I can enthusiastically recommend doing this to anyone coming to Iceland. It says a lot when something is a total blast even when your toes are frozen and hail is pelting your face. The only problem is you will want to steal one of the horses and take it home with you... which might be a little tricky.

Sunday, November 3, 2013

Teaching Iceland How to Halloween

Though some of my Icelandic friends would argue otherwise, Iceland does not do Halloween. 

Yes, people here know what Halloween is, and the kids even learn about some Halloween traditions in school, but the unique spirit and practice of the holiday is completely absent. There are no jack-o-laterns on porches, no corn mazes or haunted houses, very few decorations can be found in stores, no annual Halloween parties, and no kids dressed up in costumes going trick-or-treating (full disclosure: There is a holiday in February where kids dress up and sing for candy at shops, but I was here for it this year and it's NOT the same)

So you can imagine how delighted I was when R wanted to throw a party this year for her friends. Since no one had ever hosted a Halloween party before, I became the official expert in residence. Creating a Halloween party with almost no pre-made resources? Challenge accepted. 

Sugar cookie "witch fingers"? Check. (Also served, various worm and intestine-like gummy candy, chips, and mummy hotdogs.) 

Cauldron of "bile and hearts" complete with dry ice (not pictured)? Check.  

Gross pumpkin puking homemade edible worms (which I made without any Jello or directions in english, I'll have you know)? Check.

Spooky cobweb chandelier made with something unlike small squares of cheese cloth and some spooky silhouette cutouts in the window? Check and check.

Paper bats hung from the ceiling? Garbage bag spider webs? Paper jack-o-laterns? All the tall candlestick holders I could find in the house? Creepy halloween music playing in the background? Check, check, check, check, check.

A bunch of happy ghosts, mummies, witches, devils, and skeletons? CHECK!

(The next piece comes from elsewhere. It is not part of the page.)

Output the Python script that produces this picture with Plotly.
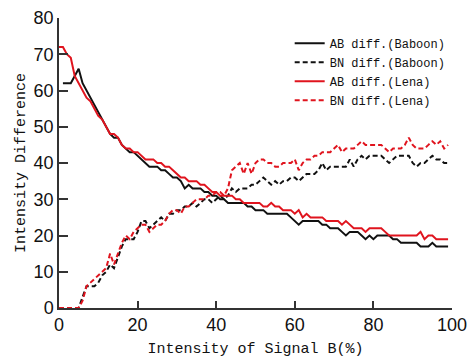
import plotly.graph_objects as go

x = list(range(0, 100))

ab_lena = [72, 72, 70, 69, 64, 62, 60, 58, 57, 55, 53, 52, 50, 48, 48, 47, 45, 44, 44, 43,
           43, 42, 41, 41, 41, 40, 40, 39, 39, 38, 37, 36, 36, 35, 35, 35, 34, 34, 33, 32,
           32, 31, 31, 31, 31, 30, 30, 29, 29, 29, 29, 29, 28, 28, 29, 28, 28, 27, 27, 27,
           26, 27, 25, 26, 25, 25, 25, 25, 24, 24, 24, 24, 23, 24, 23, 22, 22, 22, 21, 22,
           22, 22, 22, 21, 20, 20, 20, 20, 20, 20, 20, 20, 21, 19, 20, 20, 19, 19, 19, 19]

ab_baboon = [None, 62, 62, 62, 64, 66, 62, 60, 58, 56, 54, 52, 50, 48, 47, 47, 45, 44, 43, 43,
             42, 41, 40, 39, 39, 39, 38, 38, 37, 36, 36, 35, 33, 34, 33, 33, 33, 32, 32, 31,
             31, 30, 30, 29, 29, 29, 29, 29, 28, 28, 27, 27, 27, 26, 26, 26, 26, 26, 26, 25,
             24, 23, 24, 24, 24, 24, 24, 23, 23, 22, 22, 22, 21, 20, 21, 21, 21, 20, 19, 20,
             19, 20, 20, 20, 20, 19, 19, 18, 18, 18, 18, 18, 17, 17, 17, 18, 17, 17, 17, 17]

bn_baboon = [0, 0, 0, 0, 0, 0, 3, 6, 6, 6, 7, 9, 10, 12, 11, 14, 17, 19, 19, 19,
             21, 24, 24, 22, 23, 24, 25, 24, 26, 26, 27, 27, 28, 28, 29, 28, 29, 30, 30, 29,
             30, 31, 30, 31, 33, 32, 33, 33, 33, 34, 34, 35, 36, 35, 34, 35, 34, 35, 35, 36,
             36, 35, 36, 37, 37, 37, 38, 40, 38, 39, 39, 39, 39, 39, 41, 39, 41, 42, 41, 42,
             42, 42, 42, 41, 40, 41, 42, 42, 42, 42, 40, 39, 40, 40, 41, 42, 41, 41, 40, 40]

bn_lena = [0, 0, 0, 0, 0, 0, 2, 6, 7, 8, 9, 10, 11, 15, 12, 15, 18, 20, 19, 21,
           22, 23, 23, 21, 22, 23, 23, 24, 26, 27, 27, 26, 28, 28, 29, 30, 30, 30, 31, 31,
           32, 32, 31, 33, 38, 39, 40, 37, 40, 37, 40, 41, 41, 40, 40, 39, 39, 40, 40, 40,
           41, 38, 40, 41, 41, 42, 42, 43, 43, 43, 44, 45, 43, 44, 44, 44, 45, 46, 45, 45,
           45, 45, 45, 44, 43, 44, 44, 44, 45, 47, 45, 44, 44, 44, 45, 46, 45, 46, 44, 45]

series_names = ["AB diff.(Baboon)", "BN diff.(Baboon)", "AB diff.(Lena)", "BN diff.(Lena)"]
x_ticks = [0, 20, 40, 60, 80, 100]
y_ticks = [0, 10, 20, 30, 40, 50, 60, 70, 80]

RED = "#e0141e"
BLACK = "#111111"

fig = go.Figure()
fig.add_trace(go.Scatter(x=x, y=ab_baboon, name=series_names[0], mode="lines",
                         line=dict(color=BLACK, width=2)))
fig.add_trace(go.Scatter(x=x, y=bn_baboon, name=series_names[1], mode="lines",
                         line=dict(color=BLACK, width=2, dash="5px,3px")))
fig.add_trace(go.Scatter(x=x, y=ab_lena, name=series_names[2], mode="lines",
                         line=dict(color=RED, width=2)))
fig.add_trace(go.Scatter(x=x, y=bn_lena, name=series_names[3], mode="lines",
                         line=dict(color=RED, width=2, dash="5px,3px")))

tickfont = dict(family="Liberation Sans Narrow, Arial Narrow, Liberation Sans, Arial", size=18, color="#111")
monofont = "Liberation Mono, DejaVu Sans Mono, monospace"

fig.update_layout(
    width=468, height=358,
    margin=dict(l=59, r=16, t=18, b=50, autoexpand=False),
    paper_bgcolor="white", plot_bgcolor="white",
    showlegend=True,
    legend=dict(x=0.587, y=0.963, xanchor="left", yanchor="top",
                font=dict(family=monofont, size=12, color="#111"),
                bgcolor="rgba(0,0,0,0)", tracegroupgap=0, itemwidth=30),
    xaxis=dict(range=[0, 100], tickvals=x_ticks, ticks="inside", ticklen=7, tickwidth=1.5,
               tickcolor="#333", showline=True, linecolor="#333", linewidth=1.5,
               showgrid=False, zeroline=False, tickfont=tickfont, automargin=False,
               title=dict(text="Intensity of Signal B(%)", standoff=8,
                          font=dict(family=monofont, size=15, color="#111"))),
    yaxis=dict(range=[0, 80], tickvals=y_ticks, ticks="inside", ticklen=9, tickwidth=1.5,
               tickcolor="#333", showline=True, linecolor="#333", linewidth=1.5,
               showgrid=False, zeroline=False, tickfont=tickfont, automargin=False,
               title=dict(text="Intensity Difference", standoff=4,
                          font=dict(family=monofont, size=15, color="#111"))),
)

fig.write_html("out.html")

After dinner the girls watched The Addams Family (we couldn't find my personal favorite, Hocus Pocus) and were eager to upload photos and videos of the night to Instagram. That counts as a success right? Even the parents were excited to see all the decorations as they picked up their girls at the end of the night. I don't know, but I think my party might have been good enough to start a revolution here in Iceland.